GIVEN REQUEST ▸
Return the lines from the line containing "Rebuild this chart" through the line containing "Chart.register(...registerables);" exactly. No other line should appear in the answer.

━━━ SOURCE RECORDS

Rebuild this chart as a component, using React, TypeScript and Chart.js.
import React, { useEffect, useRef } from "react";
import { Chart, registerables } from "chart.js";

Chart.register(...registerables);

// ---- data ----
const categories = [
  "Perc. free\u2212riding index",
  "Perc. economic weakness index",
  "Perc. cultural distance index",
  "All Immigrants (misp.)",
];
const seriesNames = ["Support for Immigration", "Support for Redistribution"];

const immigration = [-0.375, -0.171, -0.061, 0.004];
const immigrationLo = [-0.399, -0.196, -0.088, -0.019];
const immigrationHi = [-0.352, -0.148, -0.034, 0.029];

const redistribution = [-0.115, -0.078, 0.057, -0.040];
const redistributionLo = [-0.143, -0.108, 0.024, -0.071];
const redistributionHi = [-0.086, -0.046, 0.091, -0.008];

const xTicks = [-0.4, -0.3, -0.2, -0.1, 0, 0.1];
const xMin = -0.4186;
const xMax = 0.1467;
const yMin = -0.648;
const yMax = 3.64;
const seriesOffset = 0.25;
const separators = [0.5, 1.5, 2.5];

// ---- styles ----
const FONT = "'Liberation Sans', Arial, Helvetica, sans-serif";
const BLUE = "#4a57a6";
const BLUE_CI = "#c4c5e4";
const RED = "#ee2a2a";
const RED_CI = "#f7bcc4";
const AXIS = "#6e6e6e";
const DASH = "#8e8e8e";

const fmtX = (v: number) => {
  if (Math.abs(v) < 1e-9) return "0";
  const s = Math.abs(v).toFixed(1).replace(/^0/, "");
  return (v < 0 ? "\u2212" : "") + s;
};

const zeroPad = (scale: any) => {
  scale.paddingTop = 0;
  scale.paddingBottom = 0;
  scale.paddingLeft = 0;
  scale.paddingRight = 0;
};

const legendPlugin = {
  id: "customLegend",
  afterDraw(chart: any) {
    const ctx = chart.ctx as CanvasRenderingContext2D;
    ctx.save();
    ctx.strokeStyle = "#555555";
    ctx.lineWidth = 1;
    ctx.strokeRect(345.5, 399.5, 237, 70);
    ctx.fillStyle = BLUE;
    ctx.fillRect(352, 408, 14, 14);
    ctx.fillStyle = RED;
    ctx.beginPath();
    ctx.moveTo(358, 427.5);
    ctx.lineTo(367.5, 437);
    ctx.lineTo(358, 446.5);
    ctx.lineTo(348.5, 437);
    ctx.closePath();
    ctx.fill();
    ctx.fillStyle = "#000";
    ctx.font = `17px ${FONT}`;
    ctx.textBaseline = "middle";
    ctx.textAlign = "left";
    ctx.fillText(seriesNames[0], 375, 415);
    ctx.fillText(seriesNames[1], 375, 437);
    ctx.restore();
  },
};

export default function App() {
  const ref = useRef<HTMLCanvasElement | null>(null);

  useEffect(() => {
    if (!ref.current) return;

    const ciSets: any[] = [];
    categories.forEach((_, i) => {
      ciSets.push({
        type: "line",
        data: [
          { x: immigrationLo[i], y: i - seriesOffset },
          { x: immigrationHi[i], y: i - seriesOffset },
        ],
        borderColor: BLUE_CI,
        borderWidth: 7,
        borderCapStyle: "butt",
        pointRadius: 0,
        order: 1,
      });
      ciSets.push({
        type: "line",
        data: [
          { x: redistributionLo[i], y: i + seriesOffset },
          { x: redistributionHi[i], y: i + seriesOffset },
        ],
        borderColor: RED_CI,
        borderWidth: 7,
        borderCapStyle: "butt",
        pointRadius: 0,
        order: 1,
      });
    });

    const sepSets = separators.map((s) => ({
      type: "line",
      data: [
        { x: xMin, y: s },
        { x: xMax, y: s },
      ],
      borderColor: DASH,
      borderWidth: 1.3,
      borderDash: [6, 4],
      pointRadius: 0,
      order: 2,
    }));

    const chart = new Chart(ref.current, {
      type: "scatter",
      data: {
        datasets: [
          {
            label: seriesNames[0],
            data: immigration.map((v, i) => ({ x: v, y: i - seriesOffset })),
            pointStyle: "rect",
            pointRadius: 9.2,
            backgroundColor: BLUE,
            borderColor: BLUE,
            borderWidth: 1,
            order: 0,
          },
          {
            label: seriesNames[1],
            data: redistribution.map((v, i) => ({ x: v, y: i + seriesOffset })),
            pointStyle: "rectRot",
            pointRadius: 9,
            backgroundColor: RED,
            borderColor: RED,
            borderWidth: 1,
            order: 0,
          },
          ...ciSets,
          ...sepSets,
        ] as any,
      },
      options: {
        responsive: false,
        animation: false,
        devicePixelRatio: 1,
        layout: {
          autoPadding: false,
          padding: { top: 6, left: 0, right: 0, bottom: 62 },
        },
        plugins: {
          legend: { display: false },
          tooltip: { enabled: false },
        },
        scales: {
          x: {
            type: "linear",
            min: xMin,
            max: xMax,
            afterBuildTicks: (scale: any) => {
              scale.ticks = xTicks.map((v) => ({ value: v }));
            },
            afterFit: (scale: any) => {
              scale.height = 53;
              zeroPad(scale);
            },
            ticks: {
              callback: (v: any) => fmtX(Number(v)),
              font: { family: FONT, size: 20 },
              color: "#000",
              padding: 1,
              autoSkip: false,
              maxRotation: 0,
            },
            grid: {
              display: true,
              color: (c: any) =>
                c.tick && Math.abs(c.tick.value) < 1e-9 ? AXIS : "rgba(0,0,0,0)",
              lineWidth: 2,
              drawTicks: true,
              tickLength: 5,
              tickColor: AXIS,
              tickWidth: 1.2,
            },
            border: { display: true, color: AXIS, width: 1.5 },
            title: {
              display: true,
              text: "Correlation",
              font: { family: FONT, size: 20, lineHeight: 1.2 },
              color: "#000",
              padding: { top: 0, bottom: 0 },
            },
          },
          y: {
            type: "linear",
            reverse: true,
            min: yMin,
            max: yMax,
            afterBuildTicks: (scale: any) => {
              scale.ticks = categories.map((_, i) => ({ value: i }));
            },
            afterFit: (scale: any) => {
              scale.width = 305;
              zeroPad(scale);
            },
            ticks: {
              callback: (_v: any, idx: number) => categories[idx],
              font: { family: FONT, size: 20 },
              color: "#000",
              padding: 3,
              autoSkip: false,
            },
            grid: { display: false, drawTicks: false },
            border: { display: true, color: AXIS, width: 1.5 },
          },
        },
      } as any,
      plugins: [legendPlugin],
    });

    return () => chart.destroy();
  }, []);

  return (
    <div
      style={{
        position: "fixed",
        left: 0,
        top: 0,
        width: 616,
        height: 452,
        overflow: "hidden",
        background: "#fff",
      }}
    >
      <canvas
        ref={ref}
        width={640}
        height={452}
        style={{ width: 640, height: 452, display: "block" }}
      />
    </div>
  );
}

━━━━━━
━━━ SOURCE RECORDS

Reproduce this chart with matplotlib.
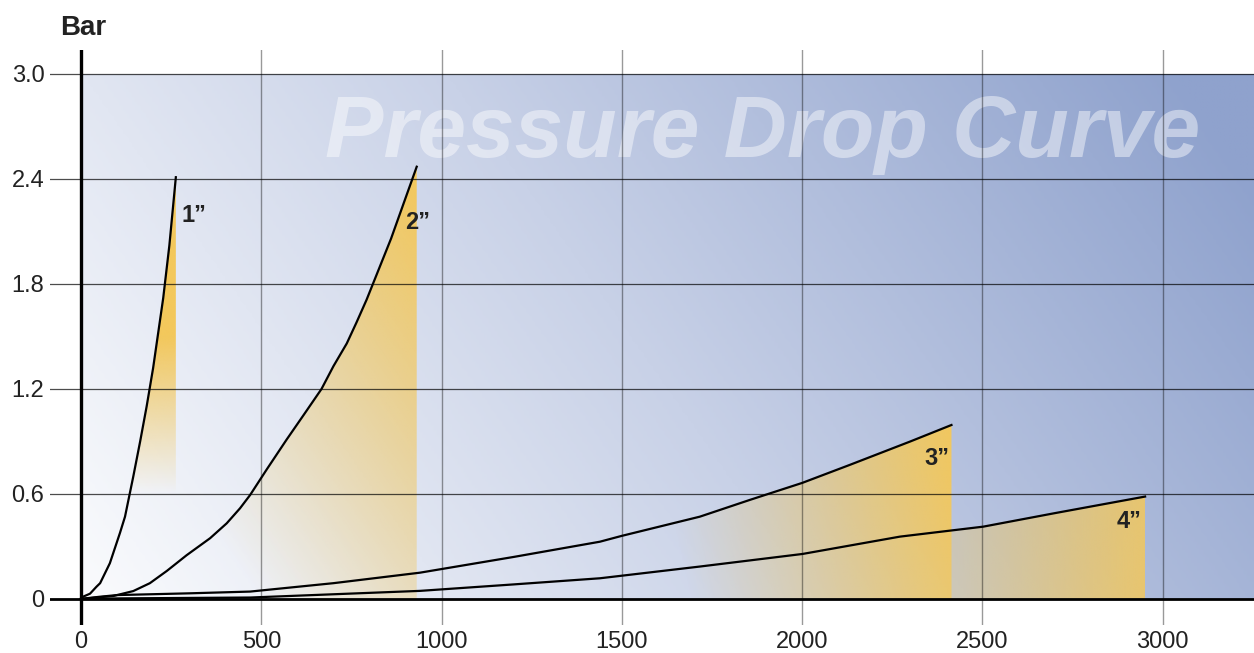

━━━━━━

RESULT OF THE EXERCISE ▸
Rebuild this chart as a component, using React, TypeScript and Chart.js.
import React, { useEffect, useRef } from "react";
import { Chart, registerables } from "chart.js";

Chart.register(...registerables);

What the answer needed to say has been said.